Could the palate live up to all that stuff I was smelling? I got the impression it was sure trying, and it displayed an uncommon lack of roughness and jagged edges for something at that strength (the L’Esprit 85% white had a similar quality, you’ll recall). It slid smoothly across the tongue before hijacking it with tastes of sugar water, white chocolate, almonds cumin, citrus peel and brine. Then, as if unsatisfied, it added ashes, warm bread fresh from the oven, ginger snaps, cloves, soursop…in all that time it never crossed into something excessively sweet or allowed any one element to dominate the others, and while it lacked the true complexity of a rhum I would call “great”, it didn’t fall much short either, and the finish wrapped things up with a flourish – warm, really long, with ginger, cinnamon, herbs, citrus peel and bitter chocolate and sea salt.
Until 2019, the Coeur de Chauffe — “the Heart of the Distillation” — was an underground cult rum limited to no more than 5000 liters per year, sold only on Martinique itself. It is, in point of fact, not an AOC rhum at all since it is a pot still product. Having tried it twice now and come to grips with its elemental nature, I think of it as a throwback, an ancestor, an old-style white agricole from Ago. I appreciate it’s a rhum that will likely find only a niche audience and is not for the sweet-toothed who love gentler products; but anyone who loves his juice should one day try sampling something like this, if only to experience new tastes, or old ones expressed in different ways.

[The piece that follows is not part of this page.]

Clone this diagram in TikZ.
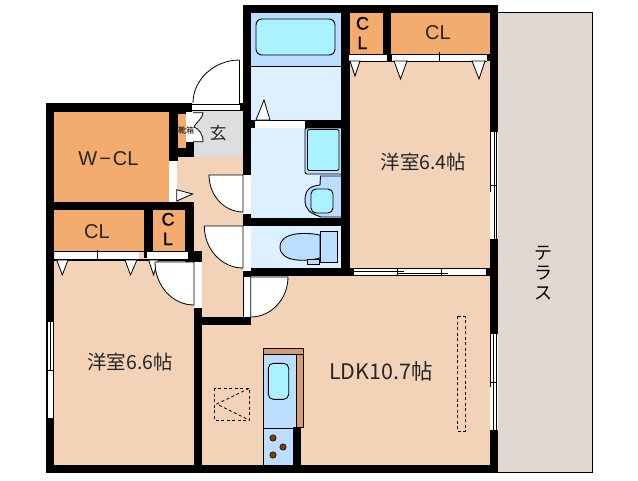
\documentclass[tikz,border=0pt]{standalone}
\usepackage{fontspec}
\setmainfont{Liberation Sans}
\newfontfamily\jpfont{Noto Sans CJK JP}
\newfontfamily\clfont[FakeBold=1]{Liberation Sans}
\definecolor{peach}{HTML}{F2D3B8}
\definecolor{closet}{HTML}{F3AB6E}
\definecolor{hallgray}{HTML}{DDDEE0}
\definecolor{wetlight}{HTML}{DDF0FF}
\definecolor{wetblue}{HTML}{BBDDFF}
\definecolor{basin}{HTML}{AAF2FF}
\definecolor{terrace}{HTML}{E0D8CE}
\definecolor{burner}{HTML}{7A3E00}
\definecolor{counter}{HTML}{D89C6A}
\tikzset{
  wall/.style={fill=black},
  closetbox/.style={fill=closet},
  strip/.style={fill=white},
  line1/.style={draw=black,line width=0.8pt},
  doorleaf/.style={fill=white,draw=black,line width=0.8pt},
  vent/.style={draw=black,line width=0.8pt,dash pattern=on 3pt off 2.5pt},
  fixture/.style={draw=black,line width=0.9pt},
  roomlabel/.style={inner sep=0pt,font=\fontsize{19.5}{20}\selectfont\jpfont,text=black!85},
  cllabel/.style={inner sep=0pt,font=\fontsize{20}{20}\selectfont,text=black!85},
  smallcl/.style={inner sep=0pt,align=center,font=\fontsize{18}{19.5}\selectfont\clfont,text=black}
}
\begin{document}
\begin{tikzpicture}[x=1pt,y=-1pt]
\useasboundingbox (0,0) rectangle (638,480);
\fill[white] (0,0) rectangle (638,480);
% terrace
\fill[terrace] (498,12) rectangle (592,472);
\draw[line1] (498,12) -- (592,12) -- (592,472) -- (498,472);
% interior
\fill[peach] (54,202) rectangle (243,465);
\fill[peach] (170,150) rectangle (243,210);
\fill[peach] (243,268) rectangle (490,465);
\fill[peach] (350,54) rectangle (490,275);
% closets
\fill[closetbox] (54,112) rectangle (169,202);
\fill[closetbox] (54,209) rectangle (144,251);
\fill[closetbox] (153,209) rectangle (185,251);
\fill[closetbox] (350,13) rectangle (383,54);
\fill[closetbox] (391,13) rectangle (490,54);
% entry
\fill[hallgray] (192,110) rectangle (243,156);
% wet rooms
\fill[wetblue] (251,13) rectangle (341,66);
\fill[wetlight] (251,66) rectangle (341,120);
\draw[line1] (251,66) -- (341,66);
\fill[wetlight] (251,128) rectangle (341,218);
\fill[wetlight] (251,226) rectangle (341,268);
% bath tub
\draw[fixture,fill=basin,rounded corners=6pt] (256,19) rectangle (335,55);
% vanity
\draw[fixture,fill=wetblue,rounded corners=2pt] (341,128) -- (305,128) -- (305,174) -- (341,174);
\draw[fixture,fill=basin,rounded corners=1.5pt] (307.5,129.5) rectangle (339,170.5);
% washstand shape
\path[draw=black,line width=0.9pt,fill=wetblue] (341,176) -- (320.5,176) -- (320,185)
  .. controls (311,186) and (305,189) .. (305,200) .. controls (305,210) and (310,213) .. (321,217) -- (341,217);
\path[draw=black,line width=0.9pt,fill=basin,rounded corners=5pt] (311,189) rectangle (333,213);
% toilet
\draw[fixture,fill=wetblue] (320,235) .. controls (305,232) and (280,232) .. (280,247)
  .. controls (280,262) and (305,262) .. (320,258) -- cycle;
\draw[fixture,fill=wetblue] (307.5,259.5) rectangle (319.5,264.5);
\draw[fixture,fill=wetblue] (320.5,231.5) rectangle (337.5,262.5);
% kitchen
\draw[fixture,fill=counter] (263.5,348.5) rectangle (303.3,354);
\draw[fixture,fill=counter] (296.7,354) rectangle (303.3,427.5);
\draw[fixture,fill=wetblue] (263.5,354) rectangle (296.7,465);
\draw[fixture] (263.5,428.3) -- (296.7,428.3);
\draw[fixture,fill=basin,rounded corners=5pt] (268.3,363.3) rectangle (288.7,399.3);
\foreach \bx/\by in {273/438,283/447,273/455}
  \fill[burner,draw=black,line width=0.5pt] (\bx,\by) circle[radius=3.2pt];
\fill[wall] (293.3,427) rectangle (301,465);
% dashed
\draw[vent] (214.3,388.3) rectangle (249.3,420);
\draw[vent] (249,388.5) -- (216.7,404) -- (249,420);
\draw[vent] (457.3,316.3) rectangle (465,431.3);
% walls
\fill[wall] (243,5) rectangle (498,13);
\fill[wall] (243,5) rectangle (251,120);
\fill[wall] (341,5) rectangle (350,276);
\fill[wall] (383,5) rectangle (391,54);
\fill[wall] (490,5) rectangle (498,473);
\fill[wall] (243,120) rectangle (341,128);
\fill[wall] (243,128) rectangle (251,175);
\fill[wall] (243,214) rectangle (251,226);
\fill[wall] (243,218) rectangle (350,226);
\fill[wall] (243,268) rectangle (354,276);
\fill[wall] (240,103) rectangle (243,110);
\fill[wall] (46,103) rectangle (192,112);
\fill[wall] (46,103) rectangle (54,473);
\fill[wall] (46,465) rectangle (498,473);
\fill[wall] (169,103) rectangle (178,161);
\fill[wall] (178,103) rectangle (191,114);
\fill[wall] (178,148) rectangle (191,157);
\fill[wall] (186,142) rectangle (194,157);
\fill[wall] (46,202) rectangle (194,209.5);
\fill[wall] (144,202) rectangle (153,258);
\fill[wall] (185,202) rectangle (194,262);
\fill[wall] (193,251) rectangle (202,262);
\fill[wall] (54,258.5) rectangle (194,260.5);
\fill[wall] (194,308) rectangle (202,466);
\fill[wall] (202,317) rectangle (250.7,325);
\fill[wall] (243,271) rectangle (251,277);
\fill[wall] (485.7,268) rectangle (490,276);
\fill[closetbox] (178,114) rectangle (186,148);
% sliding doors and strips
\fill[strip] (192,104.5) rectangle (240,110);
\draw[line1] (192,104.5) -- (240,104.5) (192,110) -- (243,110);
\draw[line1] (239.6,60) -- (239.6,104.5);
\draw[line1] (239.6,60) .. controls (214,60) and (193,79.7) .. (193,103);
% shoe cupboard doors
\fill[strip] (186,112) rectangle (194,142);
\draw[doorleaf] (193,112.7) -- (203,112.7) .. controls (202,120) and (196,122) .. (194,127)
  .. controls (199,129) and (203,134) .. (203,141.7) -- (193,141.7);
% bath door
\fill[strip] (255,121) rectangle (305,128);
\draw[doorleaf] (256,120) -- (264,100) -- (270,120) -- cycle;
% CL doors top right
\fill[strip] (349,54) rectangle (387,61);
\fill[strip] (392,54) rectangle (487,61);
\draw[line1] (349,54) -- (490,54) (349,61) -- (487,61);
\draw[line1] (439.5,52) -- (439.5,62);
\fill[wall] (387,54) rectangle (392,61);
\fill[wall] (487,54) rectangle (490,61);
\draw[doorleaf] (350,61) -- (360,61) -- (355,76) -- cycle;
\draw[doorleaf] (394,61) -- (407,61) -- (400.5,79) -- cycle;
\draw[doorleaf] (472,61) -- (485,61) -- (479,79) -- cycle;
% WCL door
\fill[strip] (169.3,161) rectangle (176.7,201.7);
\draw[doorleaf] (176.7,189.7) -- (192.7,194) -- (176.7,201) -- cycle;
% CL doors left
\fill[strip] (54.7,251) rectangle (139.3,258.5);
\fill[strip] (147,251) rectangle (188,258.5);
\draw[line1] (54,251) -- (188,251);
\draw[line1] (97,250) -- (97,260);
\draw[doorleaf] (56.7,260) -- (68,260) -- (62.3,275) -- cycle;
\draw[doorleaf] (125,260) -- (137,260) -- (130.5,275) -- cycle;
\draw[doorleaf] (148.7,260) -- (158.5,260) -- (153.5,275) -- cycle;
% swing doors
\fill[strip] (243,175) rectangle (250.7,214);
\draw[doorleaf] (243,175) -- (209,175) .. controls (209,195.4) and (224.2,212) .. (243,212) -- cycle;
\fill[strip] (243,226) rectangle (250.7,271);
\draw[doorleaf] (243,226) -- (204.3,226) .. controls (204.3,249.2) and (221.7,268) .. (243,268) -- cycle;
\fill[strip] (243,277) rectangle (250.7,317);
\draw[doorleaf] (250.7,277) -- (288,277) .. controls (288,299) and (271.2,317) .. (250.7,317) -- cycle;
\draw[line1] (243,277) -- (243,317);
\fill[strip] (194.3,262) rectangle (201.7,308);
\draw[doorleaf] (194,262) -- (155,262) .. controls (155,285.7) and (172.5,305) .. (194,305) -- cycle;
% sliding window LDK / room
\fill[strip] (354,268.3) rectangle (485.7,275.5);
\draw[line width=0.8pt] (354,268.5) -- (485.7,268.5) (354,275.2) -- (485.7,275.2);
\draw[line width=0.8pt] (354,271.3) -- (404,271.3);
\draw[line width=1.4pt] (391,271.3) -- (404,271.3);
\draw[line width=0.8pt] (397,273.2) -- (447.7,273.2);
\draw[line width=0.8pt] (397.3,268) -- (397.3,275.5) (441.3,268) -- (441.3,275.5);
% windows right
\fill[strip] (490,132) rectangle (498,239);
\draw[line width=0.8pt] (490.7,132) -- (490.7,191.7) (494,132) -- (494,239) (496.7,132) -- (496.7,239);
\draw[line width=0.8pt] (490.7,185) -- (496,185) (494,180) -- (494,192);
\fill[strip] (490,334) rectangle (498,430);
\draw[line width=0.8pt] (490.5,334) -- (490.5,387) (493.5,334) -- (493.5,430) (496.7,334) -- (496.7,430);
\draw[line width=0.8pt] (490.5,382.7) -- (496.7,382.7);
% window left
\fill[strip] (46.5,322) rectangle (54,418);
\draw[line width=0.8pt] (47,322) -- (47,418) (50,322) -- (50,370) (53,322) -- (53,418);
\draw[line width=0.8pt] (47,370) -- (53,370);
% labels
\node[roomlabel] (room64) at (423.5,162) {洋室6.4帖};
\node[roomlabel] (room66) at (130,362) {洋室6.6帖};
\node[roomlabel,font=\fontsize{21.5}{22}\selectfont\jpfont] (ldk) at (381,371) {LDK10.7帖};
\node[cllabel] (wcl) at (108.5,158.5) {W{\kern2pt}−{\kern2pt}CL};
\node[cllabel] (cla) at (438,33) {CL};
\node[cllabel] (clb) at (97,232) {CL};
\node[smallcl] (clc) at (362.5,33) {C\\L};
\node[smallcl] (cld) at (168,229) {C\\L};
\node[inner sep=0pt,font=\fontsize{8}{8}\selectfont\jpfont] (shoe) at (186,130) {靴箱};
\node[inner sep=0pt,font=\fontsize{17}{17}\selectfont\jpfont,text=black!85] (genkan) at (218,133) {玄};
\node[inner sep=0pt,align=center,font=\fontsize{18}{20}\selectfont\jpfont] (terr) at (543,273) {テ\\ラ\\ス};
\end{tikzpicture}
\end{document}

I drank it with St. James’s own more traditional Fleur de Canne 50% and some of DePaz’s work — yet somehow, even though they were all good, all tasty, it’s this one I remember for its fire and its taste and its furious energy. Clearly something so pungent and unique could not be kept hidden forever, and for all those looking for something interesting, perhaps even an alternative to some of Jamaica’s funky bad boys, well, here may just be the droid you’re looking for.